Imran's family, in front of their modest home in Alwar
Drawing from his own salary, Khan created the first app for NCERT (National Council for Educational Research and Training) in 2012 – it was for science for class nine.
This led him to create more apps for young students. “Children can use these Apps for education, and education can change society,” says Khan.
Designed separately for Primary Students, Secondary Students and Competitive Students, Khan’s apps cover Mathematics, Chemistry, Physics, Biology, English, Economics, Hindi Grammar and the Indian Constitution.
His most talked about app is for General Science in Hindi, and features 300 questions from daily life, supported by 300 images. The explanation for questions such as ‘Why do birds fly in the sky?’ is given in lucid language in Hindi and supported with images.
“It’s relatively simple,” explains Khan, “and therefore the most installed app from mine.”
Subsequently, Khan created the Rajasthan Administrative Services (RAS) Tutor, with 6,000 questions. Another major app is the Staff Selection Commission (SSC) Examination app with 3,000-plus questions, divided into Mental Ability, English, Mathematical Equations and Current General Knowledge.
These apps are equipped with a feedback and a report-a-question system, through which users can easily interact with him. “If I post a wrong question, it can be rectified soon,” Khan explains, “because I am not the master of all subjects.”
In order to fulfill the demands of his own creations, Khan is up and at work between 5 a.m. and 7 a.m.
He reads various e-papers and selects questions to update the apps. “If I don’t update questions even one day, the students start checking if there is something wrong with their phones,” quips Khan.
Khan’s work has been expanding organically. Six months ago, on the request of a Delhi-based lady named Monica Sharma, Khan made the Picture Book app supported by 500 images, with text in both English and Hindi.
Imran with his two daughters, Samiya (right) and Saniya
His colleagues use this app in their schools too and students love it as well. Finding that there are many apps in English but very few in Hindi, Khan focuses his efforts on filling that gap.
All of Khan’s apps are available on Playstore. Ninety-eight percent of the users are Indians, and the rest are countries like Saudi Arabia, Canada, the UK, the USA and Australia.
Khan’s selfless and long-lasting engagement with apps has resulted in more than 3 million downloads and reaching 3-4 billion plus daily users. The amazing part is that all the apps are free and offline-supported, so one doesn’t need to depend on the Internet.
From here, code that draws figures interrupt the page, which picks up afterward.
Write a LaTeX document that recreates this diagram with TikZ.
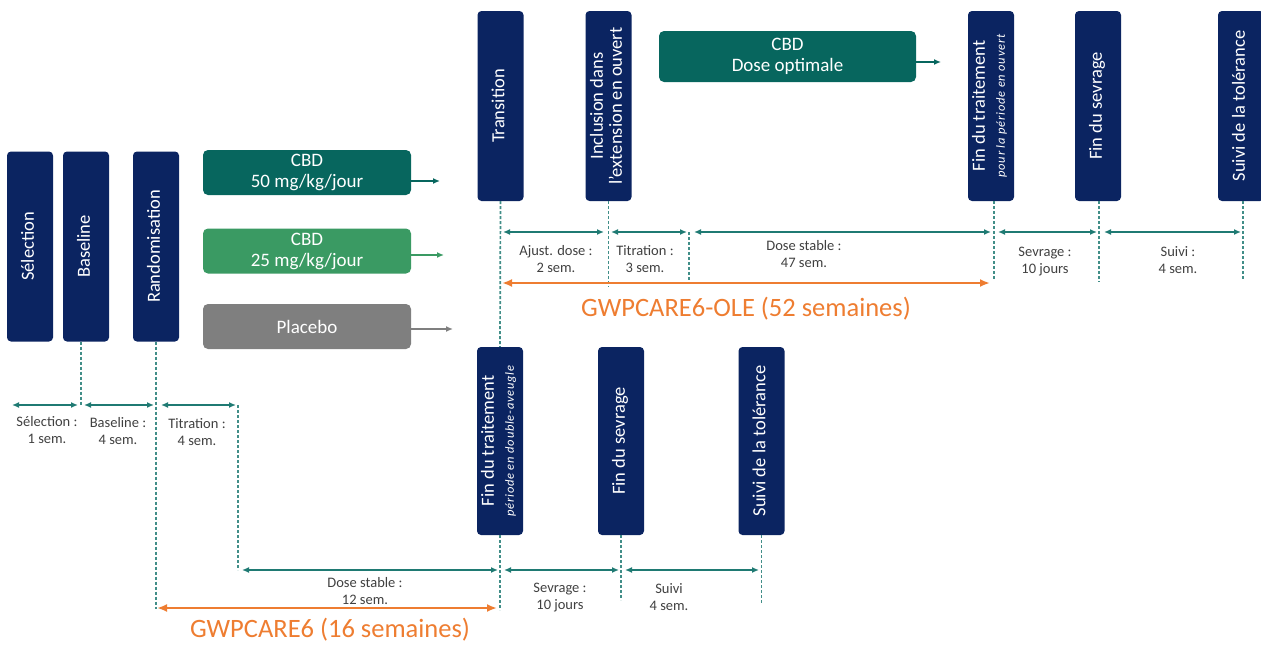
\documentclass[tikz,border=0pt]{standalone}
\usepackage{fontspec}
\setmainfont{Carlito}
\newfontfamily\smallitfont[LetterSpace=6]{Carlito}
\usetikzlibrary{arrows.meta,calc}
\definecolor{navy}{HTML}{0B2461}
\definecolor{tealdark}{HTML}{07665E}
\definecolor{greenmid}{HTML}{3A9A63}
\definecolor{greybox}{HTML}{7F7F7F}
\definecolor{dim}{HTML}{1F7A73}
\definecolor{orng}{HTML}{EE7D31}
\definecolor{lbl}{HTML}{404040}
\newcommand{\subit}[1]{{\smallitfont\itshape\fontsize{12.5}{14}\selectfont #1}}
\newcommand{\vtxt}[1]{\rotatebox{90}{\begin{tabular}{@{}c@{}}#1\end{tabular}}}
\tikzset{
 phase/.style={fill=navy, rounded corners=4pt, minimum width=46pt, minimum height=190pt, inner sep=0pt, text=white, font=\fontsize{18.5}{19}\selectfont},
 arm/.style={rounded corners=5pt, minimum width=208pt, minimum height=45pt, inner sep=0pt, text=white, font=\fontsize{19}{21}\selectfont, align=center},
 guide/.style={draw=dim!85, dash pattern=on 3pt off 2pt, line width=1.7pt},
 span/.style={draw=dim, line width=1.4pt, {Latex[length=7pt,width=6pt]}-{Latex[length=7pt,width=6pt]}},
 total/.style={draw=orng, line width=2.6pt, {Latex[length=10pt,width=8pt]}-{Latex[length=10pt,width=8pt]}},
 lab/.style={text=lbl, font=\fontsize{14.5}{17}\selectfont, align=center, inner sep=0pt},
 big/.style={text=orng, font=\fontsize{26.5}{28}\selectfont, inner sep=0pt},
 outarrow/.style={-{Latex[length=7pt,width=6pt]}, line width=1.3pt}
}
\begin{document}
\begin{tikzpicture}[x=1pt,y=-1pt]
\useasboundingbox (0,0) rectangle (1261,645);

% ---- GWPCARE6 left boxes
\node[phase] (sel) at (30,246.5) {\vtxt{Sélection}};
\node[phase] (bas) at (86,246.5) {\vtxt{Baseline}};
\node[phase] (ran) at (156,246.5) {\vtxt{Randomisation}};

\node[arm, fill=tealdark] (a50) at (307,172.5) {CBD\\50 mg/kg/jour};
\node[arm, fill=greenmid] (a25) at (307,251) {CBD\\25 mg/kg/jour};
\node[arm, fill=greybox] (pla) at (307,326.5) {Placebo};
\coordinate (e50) at (440,181);
\coordinate (e25) at (444,255);
\coordinate (epl) at (453,329);
\draw[outarrow, draw=tealdark, fill=tealdark] (a50.east |- e50) -- (e50);
\draw[outarrow, draw=greenmid, fill=greenmid] (a25.east |- e25) -- (e25);
\draw[outarrow, draw=greybox, fill=greybox] (pla.east |- epl) -- (epl);

% ---- OLE top boxes
\node[phase] (tra) at (500.5,106) {\vtxt{Transition}};
\node[phase] (inc) at (608.5,106) {\vtxt{Inclusion dans\\l'extension en ouvert}};
\node[arm, fill=tealdark, minimum width=257pt, minimum height=51pt] (opt) at (787.5,56.5) {CBD\\Dose optimale};
\coordinate (eopt) at (941,62);
\draw[outarrow, draw=tealdark, fill=tealdark] (opt.east |- eopt) -- (eopt);
\node[phase] (eot) at (991,106) {\vtxt{Fin du traitement\\[1pt]\subit{pour la période en ouvert}}};
\node[phase] (eow) at (1098,106) {\vtxt{Fin du sevrage}};
\node[phase] (fu) at (1241,106) {\vtxt{Suivi de la tolérance}};

% ---- double-blind end boxes
\node[phase, minimum height=188pt] (eotdb) at (500,441) {\vtxt{Fin du traitement\\[1pt]\subit{période en double-aveugle}}};
\node[phase, minimum height=188pt] (eowdb) at (621,441) {\vtxt{Fin du sevrage}};
\node[phase, minimum height=188pt] (fudb) at (761.5,441) {\vtxt{Suivi de la tolérance}};

% ---- guide lines (lower)
\draw[guide] ($(bas.south)+(-5,0)$) -- ($(bas.south)+(-5,64)$);
\draw[guide] (ran.south) -- ($(ran.south)+(0,267)$);
\coordinate (tt1) at (238,405);
\coordinate (tt2) at (238,570);
\draw[guide] (tt1) -- (tt2);
\draw[guide] (tra.south) -- (eotdb.north);
\draw[guide] (eotdb.south) -- ($(eotdb.south)+(0,75)$);
\draw[guide] (eowdb.south) -- ($(eowdb.south)+(0,65)$);
\draw[guide] (fudb.south) -- ($(fudb.south)+(0,68)$);
% ---- guide lines (upper)
\draw[guide] (inc.south) -- ($(inc.south)+(0,86)$);
\coordinate (tu1) at (689,232);
\coordinate (tu2) at (689,282);
\draw[guide] (tu1) -- (tu2);
\draw[guide] ($(eot.south)+(3,0)$) -- ($(eot.south)+(3,79)$);
\draw[guide] ($(eow.south)+(1,0)$) -- ($(eow.south)+(1,81)$);
\draw[guide] ($(fu.south)+(2,0)$) -- ($(fu.south)+(2,79)$);

% ---- spans lower row
\coordinate (l1a) at (12,405);  \coordinate (l1b) at (78,405);
\coordinate (l2a) at (84,405);  \coordinate (l2b) at (154,405);
\coordinate (l3a) at (161,405); \coordinate (l3b) at (236,405);
\coordinate (l4a) at (242,570); \coordinate (l4b) at (498,570);
\coordinate (l5a) at (504,570); \coordinate (l5b) at (619,570);
\coordinate (l6a) at (625,570); \coordinate (l6b) at (759,570);
\draw[span] (l1a) -- (l1b);
\draw[span] (l2a) -- (l2b);
\draw[span] (l3a) -- (l3b);
\draw[span] (l4a) -- (l4b);
\draw[span] (l5a) -- (l5b);
\draw[span] (l6a) -- (l6b);
\node[lab] (t1) at (47,430) {Sélection :\\1 sem.};
\node[lab] (t2) at (118,431) {Baseline :\\4 sem.};
\node[lab] (t3) at (197,432) {Titration :\\4 sem.};
\node[lab] (t4) at (365,591) {Dose stable :\\12 sem.};
\node[lab] (t5) at (560,598) {Sevrage :\\10 jours};
\node[lab] (t6) at (669,597) {Suivi\\4 sem.};

% ---- spans upper row
\coordinate (u1a) at (503,232);  \coordinate (u1b) at (604,232);
\coordinate (u2a) at (611,232);  \coordinate (u2b) at (687,232);
\coordinate (u3a) at (694,232);  \coordinate (u3b) at (991,232);
\coordinate (u4a) at (998,232);  \coordinate (u4b) at (1097,232);
\coordinate (u5a) at (1104,232); \coordinate (u5b) at (1241,232);
\draw[span] (u1a) -- (u1b);
\draw[span] (u2a) -- (u2b);
\draw[span] (u3a) -- (u3b);
\draw[span] (u4a) -- (u4b);
\draw[span] (u5a) -- (u5b);
\node[lab] (v1) at (556,259) {Ajust. dose :\\2 sem.};
\node[lab] (v2) at (645,259) {Titration :\\3 sem.};
\node[lab] (v3) at (804,254) {Dose stable :\\47 sem.};
\node[lab] (v4) at (1045,262) {Sevrage :\\10 jours};
\node[lab] (v5) at (1178,260) {Suivi :\\4 sem.};

% ---- study totals
\coordinate (o1a) at (157,608); \coordinate (o1b) at (497,608);
\draw[total] (o1a) -- (o1b);
\node[big] (g1) at (330,630) {GWPCARE6 (16 semaines)};
\coordinate (o2a) at (502,283); \coordinate (o2b) at (990,283);
\draw[total] (o2a) -- (o2b);
\node[big] (g2) at (746,309) {GWPCARE6-OLE (52 semaines)};
\end{tikzpicture}
\end{document}
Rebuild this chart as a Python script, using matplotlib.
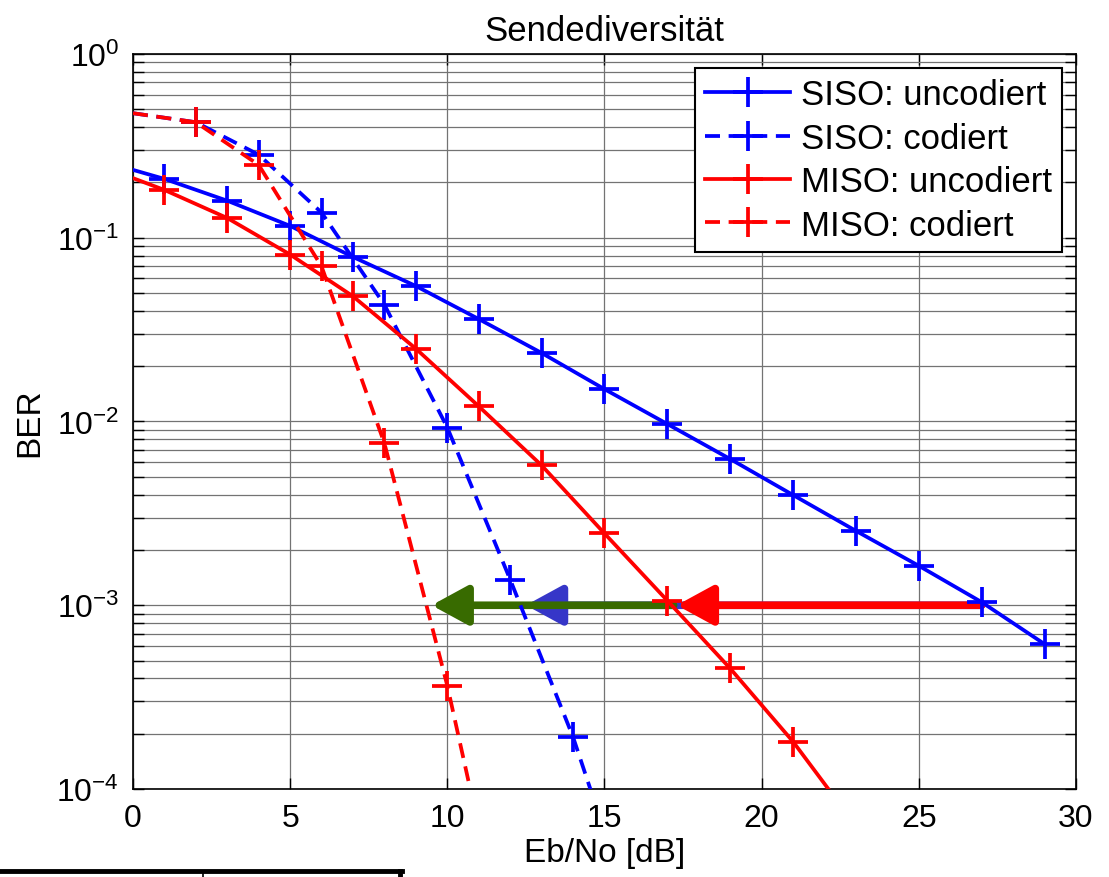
import numpy as np
import matplotlib.pyplot as plt
from matplotlib.lines import Line2D

plt.rcParams['font.family'] = ['Liberation Sans', 'DejaVu Sans']
plt.rcParams['mathtext.fontset'] = 'custom'
plt.rcParams['mathtext.rm'] = 'Liberation Sans'

#Simulated BER curves, Eb/No in dB
snrSisoUnc = [0, 1, 3, 5, 7, 9, 11, 13, 15, 17, 19, 21, 23, 25, 27, 29]
berSisoUnc = [0.234, 0.209, 0.159, 0.116, 0.0786, 0.0546, 0.0361, 0.0236, 0.0150,
              0.00969, 0.00625, 0.00398, 0.00254, 0.00164, 0.00104, 0.000615]

snrSisoCod = [0, 2, 4, 6, 8, 10, 12, 14, 16]
berSisoCod = [0.476, 0.425, 0.283, 0.137, 0.0432, 0.00927, 0.00138, 0.000192, 1.8e-5]

snrMisoUnc = [0, 1, 3, 5, 7, 9, 11, 13, 15, 17, 19, 21, 23]
berMisoUnc = [0.211, 0.182, 0.128, 0.081, 0.048, 0.0249, 0.0121, 0.00577, 0.00246,
              0.00106, 0.000453, 0.000181, 6.3e-5]

snrMisoCod = [0, 2, 4, 6, 8, 10, 12]
berMisoCod = [0.476, 0.425, 0.249, 0.0698, 0.0076, 0.000365, 1.05e-5]

#Gains at BER = 1e-3: (from, to, colour)
berTarget = 1e-3
gainArrows = [(27.0, 12.5, '#3636c8'),
              (17.2, 9.5, '#386b00'),
              (27.0, 17.3, '#ff0000')]

fig = plt.figure(figsize=(11.09, 8.78), dpi=100)
ax = fig.add_axes([0.1199, 0.1002, 0.8503, 0.8372])

lw = 2.7
ms = 21
mew = 2.7
dash = (4, 2.3)

ax.plot(snrSisoUnc, berSisoUnc, '-', color='#0000ff', lw=lw, marker='+', ms=ms, mew=mew,
        markevery=slice(1, None), label='SISO: uncodiert', zorder=3)
ax.plot(snrSisoCod, berSisoCod, '--', color='#0000ff', lw=lw, marker='+', ms=ms, mew=mew,
        markevery=slice(1, None), dashes=dash, label='SISO: codiert', zorder=3)
ax.plot(snrMisoUnc, berMisoUnc, '-', color='#ff0000', lw=lw, marker='+', ms=ms, mew=mew,
        markevery=slice(1, None), label='MISO: uncodiert', zorder=3)
ax.plot(snrMisoCod, berMisoCod, '--', color='#ff0000', lw=lw, marker='+', ms=ms, mew=mew,
        markevery=slice(1, None), dashes=dash, label='MISO: codiert', zorder=3)

#Arrows for the coding / diversity gain, drawn under the curves
for start, end, col in gainArrows:
    ax.annotate('', xy=(end, berTarget), xytext=(start, berTarget), zorder=2,
                arrowprops=dict(arrowstyle='-|>,head_length=22,head_width=12',
                                mutation_scale=1, lw=5.5, color=col,
                                shrinkA=0, shrinkB=0))

ax.set_yscale('log')
ax.set_xlim(0, 30)
ax.set_ylim(1e-4, 1)
ax.set_xticks([0, 5, 10, 15, 20, 25, 30])
ax.set_axisbelow(True)
ax.grid(True, which='major', color='0.45', lw=0.9)
ax.grid(True, which='minor', axis='y', color='0.45', lw=0.9)
ax.tick_params(which='both', direction='in', top=True, right=True, labelsize=23,
               width=1.0, pad=10)
ax.tick_params(which='major', length=8)
ax.tick_params(which='minor', length=8)
for s in ax.spines.values():
    s.set_linewidth(1.2)

ax.set_title('Sendediversität', fontsize=25, pad=10)
ax.set_xlabel('Eb/No [dB]', fontsize=24, labelpad=3)
ax.set_ylabel('BER', fontsize=24, labelpad=8)

leg = ax.legend(loc='upper right', fontsize=25, fancybox=False, framealpha=1,
                edgecolor='black', handlelength=2.45, labelspacing=0.3,
                borderaxespad=0.4, handletextpad=0.3, borderpad=0.3)
leg.get_frame().set_linewidth(1.5)

#Edge of the table below the figure
fig.add_artist(Line2D([0, 402 / 1109], [1 - 872 / 878] * 2, color='black', lw=3.5))
fig.add_artist(Line2D([203 / 1109] * 2, [1 - 872 / 878, 0], color='black', lw=1.2))
fig.add_artist(Line2D([400 / 1109] * 2, [1 - 872 / 878, 0], color='black', lw=3.5))

plt.savefig('out.png', dpi=100)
Khan’s mission doesn’t end here. This father of two girls – Samiya and Saniya – and a son Junaid, dreams king-size. He wants to maximize the use of Information Technology (IT) to bridge the gap between rural and urban areas.
“There are many intelligent students in rural areas, who need guidance and opportunity,” he says. “The future of India lies in the hands of the students in rural areas.”
That is what the Prime Minister probably meant on that evening at Wembley. But at that time, Khan couldn’t believe it - he saw the video footage 3-4 times on YouTube to make sure.
“I am a teacher and what I have done is my duty,” he says. “My efforts are small, but Prime Minister Narendra Modi made them big.”
Only partly true, that. Greatness is as greatness does, after all - Khan has proven that.